大きさはおよそビル6階分の高さで、国内最大のスクリーンサイズだという。
https://prtimes.jp/main/html/rd/p/000000024.000006849.html
ただ、もしかしたら1番後ろのグランドクラスと言われる席で鑑賞したら、もっと没入感はあったかもしれない。
それほど巨大なスクリーン。
物語としてはネタバレになるので詳しくは触れないが、事前情報を調べつに観に行ったので続編があるのは知らなかった。
「このペースだといつ皇帝と戦うんだろう?」
とは途中から感じていたが、壮大なオープニング的なストーリーで主人公が覚醒して活躍していくのはまだまだ先みたいな流れ。
確かに声で相手をコントロールする技術、あれはアメリカのTVドラマ「プリーチャー」で主人公の神父が使うやつとソックリというか、デューンが元ネタなのかもしれないが。
まあ、スペースオペラだからツッコミどころは色々とある。
あそこまで進化したテクノロジーなのに、なんで剣と肉弾戦で戦うんだとか。
あんなトンボみたいな飛行機だと砂を巻き上げるだろうとか。
しかし、まあ、それは世界観ということでそういった部分を補う魅力はあると思う。
夢と予言と音楽と砂が入り混じった幻想的かつ圧倒的なIMAXでの映像美。
そういったクォリティーは充分に堪能出来た。
また、印象に残ったシーンとしては主人公のポールが後半にトンボのような飛行機(オーニソプター)で砂嵐に突っ込む場面。

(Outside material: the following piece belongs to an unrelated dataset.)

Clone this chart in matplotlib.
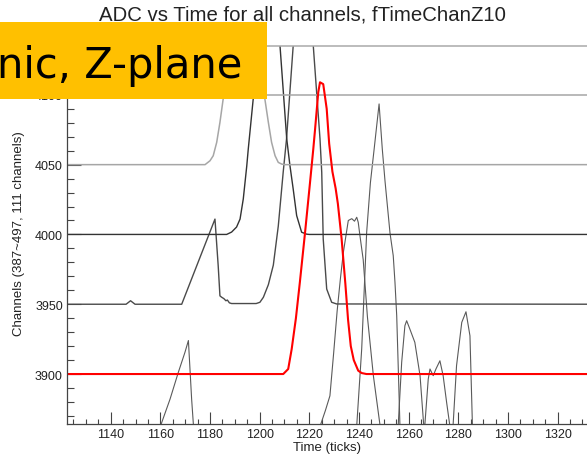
import matplotlib.pyplot as plt
from matplotlib.patches import Rectangle
from matplotlib.ticker import MultipleLocator

plt.rcParams['font.family'] = ['Liberation Sans', 'DejaVu Sans']

title = "ADC vs Time for all channels, fTimeChanZ10"
x_label = "Time (ticks)"
y_label = "Channels (387~497, 111 channels)"
banner = "nic, Z-plane"

# each channel: time (ticks) and ADC value shifted by the channel offset
t_4100 = [1120, 1340]
adc_4100 = [4100, 4100]

t_4050 = [1120, 1178.0, 1180.0, 1181.3, 1182.7, 1184.0, 1185.3, 1187.5, 1193.0, 1199.0,
          1202.1, 1203.5, 1204.8, 1206.2, 1207.5, 1208.9, 1210.0, 1340]
adc_4050 = [4050, 4050, 4052.8, 4056.4, 4066, 4080.3, 4097, 4135, 4175, 4135,
            4097, 4080.3, 4066, 4056.4, 4051.6, 4050.4, 4050, 4050]

t_4000 = [1120, 1186.7, 1188.7, 1190.7, 1192.1, 1193.4, 1194.8, 1195.4, 1197.4, 1198.6, 1203.5,
          1208.2, 1210.9, 1212.2, 1213.5, 1214.9, 1216.9, 1218.9, 1220.0, 1340]
adc_4000 = [4000, 4000, 4001.7, 4005.3, 4011, 4025.4, 4049, 4061, 4097, 4135, 4250,
            4135, 4068.5, 4049.3, 4032.6, 4013.5, 4001.6, 4000.2, 4000, 4000]

t_3950 = [1120, 1146.2, 1148.0, 1149.8, 1168.6, 1182.0, 1183.3, 1184.0, 1184.7, 1185.6, 1186.4,
          1187.0, 1187.8, 1188.7, 1198.6, 1200.1, 1201.5, 1203.5, 1205.5, 1207.5, 1209.5,
          1210.8, 1213.5, 1217.5, 1221.6, 1224.3, 1225.0, 1225.6, 1227.0, 1229.0, 1231.0, 1340]
adc_3950 = [3950, 3950, 3952.5, 3950, 3950, 4011, 3977.5, 3956, 3955, 3954, 3952.5,
            3953, 3951, 3950.5, 3950.5, 3951.4, 3955, 3964, 3978, 4006, 4045,
            4068, 4135, 4235, 4135, 4068.5, 4044.6, 3996.8, 3960.9, 3951.4, 3950.2, 3950]

t_3900 = [1120, 1209.5, 1211.5, 1212.9, 1214.6, 1216.2, 1218.3, 1220.3, 1221.6, 1222.3, 1223.6,
          1224.3, 1225.6, 1227.0, 1228.0, 1229.3, 1230.6, 1231.5, 1233.0, 1234.5, 1235.6,
          1236.7, 1237.9, 1239.7, 1241.1, 1243.0, 1340]
adc_3900 = [3900, 3900, 3903.6, 3917.9, 3940, 3965.9, 4001.7, 4037.5, 4061.2, 4075, 4101.8,
            4109, 4107.7, 4090, 4065, 4045, 4033, 4022, 3997, 3965, 3939,
            3920, 3910, 3902.4, 3900.7, 3900, 3900]

t_3850 = [1120, 1157.5, 1160.3, 1163.9, 1167.2, 1169.9, 1171.3, 1172.6, 1173.3, 1174.0,
          1223.5, 1224.6, 1226.5, 1228.3, 1229.8, 1231.2, 1232.5, 1233.7, 1235.7, 1237.1,
          1238.2, 1239.1, 1239.7, 1240.4, 1241.7, 1243.4, 1245.8, 1248.5, 1249.3, 1340]
adc_3850 = [3850, 3850, 3864, 3882, 3901, 3915.5, 3924, 3882, 3864, 3850,
            3850, 3864, 3874, 3884.4, 3915, 3945, 3968, 3987, 4010, 4011.3,
            4009.5, 4012.3, 4008.7, 3999, 3982, 3941, 3898.8, 3863, 3850, 3850]

t_3800 = [1120, 1236.8, 1239.1, 1241.1, 1243.1, 1244.6, 1246.1, 1248.1, 1249.4, 1250.5,
          1252.5, 1253.8, 1254.5, 1255.2, 1255.8, 1256.5, 1257.5, 1340]
adc_3800 = [3800, 3800, 3863, 3918, 4001.6, 4037, 4061, 4093.5, 4061, 4038,
            4001, 3984.8, 3965.7, 3941.8, 3905.9, 3863, 3800, 3800]

t_3750 = [1120, 1252.3, 1255.8, 1257.2, 1258.5, 1259.2, 1260.5, 1262.5, 1264.6, 1266.3,
          1267.9, 1268.6, 1269.9, 1271.0, 1272.6, 1273.9, 1275.3, 1276.6, 1277.2, 1277.9,
          1279.3, 1281.4, 1283.1, 1284.7, 1285.7, 1286.5, 1340]
adc_3750 = [3750, 3750, 3863, 3908.4, 3934.6, 3938.2, 3932.2, 3922.7, 3898.8, 3858,
            3896.4, 3903.6, 3898.8, 3903.6, 3909.5, 3898.8, 3879.7, 3863, 3855, 3863,
            3906, 3937, 3944.6, 3927.4, 3863, 3750, 3750]

fig = plt.figure(figsize=(5.87, 4.56), dpi=100)
ax = fig.add_axes([67 / 587, 31 / 456, 540 / 587, 378 / 456])

ax.plot(t_3750, adc_3750, color='#5a5a5a', lw=0.8)
ax.plot(t_3800, adc_3800, color='#5a5a5a', lw=0.8)
ax.plot(t_3850, adc_3850, color='#5a5a5a', lw=0.8)
ax.plot(t_3950, adc_3950, color='#4a4a4a', lw=1.0)
ax.plot(t_4000, adc_4000, color='#333333', lw=1.0)
ax.plot(t_4050, adc_4050, color='#a6a6a6', lw=1.1)
ax.plot(t_4100, adc_4100, color='#a6a6a6', lw=1.1)
ax.plot(t_3900, adc_3900, color='#ff0000', lw=1.5)

ax.set_xlim(1122.4, 1339.9)
ax.set_ylim(3864.2, 4135)

ax.xaxis.set_major_locator(MultipleLocator(20))
ax.xaxis.set_minor_locator(MultipleLocator(5))
ax.yaxis.set_major_locator(MultipleLocator(50))
ax.yaxis.set_minor_locator(MultipleLocator(10))
ax.tick_params(axis='both', which='both', direction='in', colors='#444444',
               labelcolor='#222222', labelsize=9, width=0.8)
ax.tick_params(axis='x', which='major', length=8.6, pad=3)
ax.tick_params(axis='x', which='minor', length=3.6)
ax.tick_params(axis='y', which='major', length=10, pad=3)
ax.tick_params(axis='y', which='minor', length=5.3)

for side in ['left', 'bottom']:
    ax.spines[side].set_color('#444444')
    ax.spines[side].set_linewidth(0.9)
ax.spines['top'].set_color('#aaaaaa')
ax.spines['top'].set_linewidth(1.1)
ax.spines['right'].set_visible(False)

fig.text(302.5 / 587, 1 - 20.7 / 456, title, ha='center', va='baseline',
         fontsize=14.7, color='#222222')
fig.text(326.7 / 587, 1 - 448.3 / 456, x_label, ha='center', va='center',
         fontsize=9.5, color='#222222')
fig.text(19 / 587, 1 - 234 / 456, y_label, ha='center', va='center',
         rotation=90, fontsize=9.5, color='#222222')

fig.add_artist(Rectangle((0, 1 - 100 / 456), 267 / 587, 77 / 456,
                         transform=fig.transFigure, facecolor='#ffc000',
                         edgecolor='none', zorder=5))
fig.text(242 / 587, 1 - 78 / 456, banner, ha='right', va='baseline',
         fontsize=30, family='DejaVu Sans', color='black', zorder=6)

fig.savefig('out.png', dpi=100)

砂嵐の圧で操作が不能になった時にポールは幻影を観る。
「人生の謎は解決(考える?)問題では無く、現実として体験するものだ。
この流れに身をまかせなさい。」
というシーンがあった。
私達の人生には現時点では考えてもわからなかたったり、混乱してしまうような出来事に遭遇する事がある。
そういう時は「体験」する事にフォーカスする事でその問題自体に煩わされている思考や感情を一旦スルー出来る事がある。
という事で、まだ小説も読んでいないしストーリーとしての映画はこの作品だけでは評価はしづらいが次の作品もしくは3部作としての早めの公開を期待したい。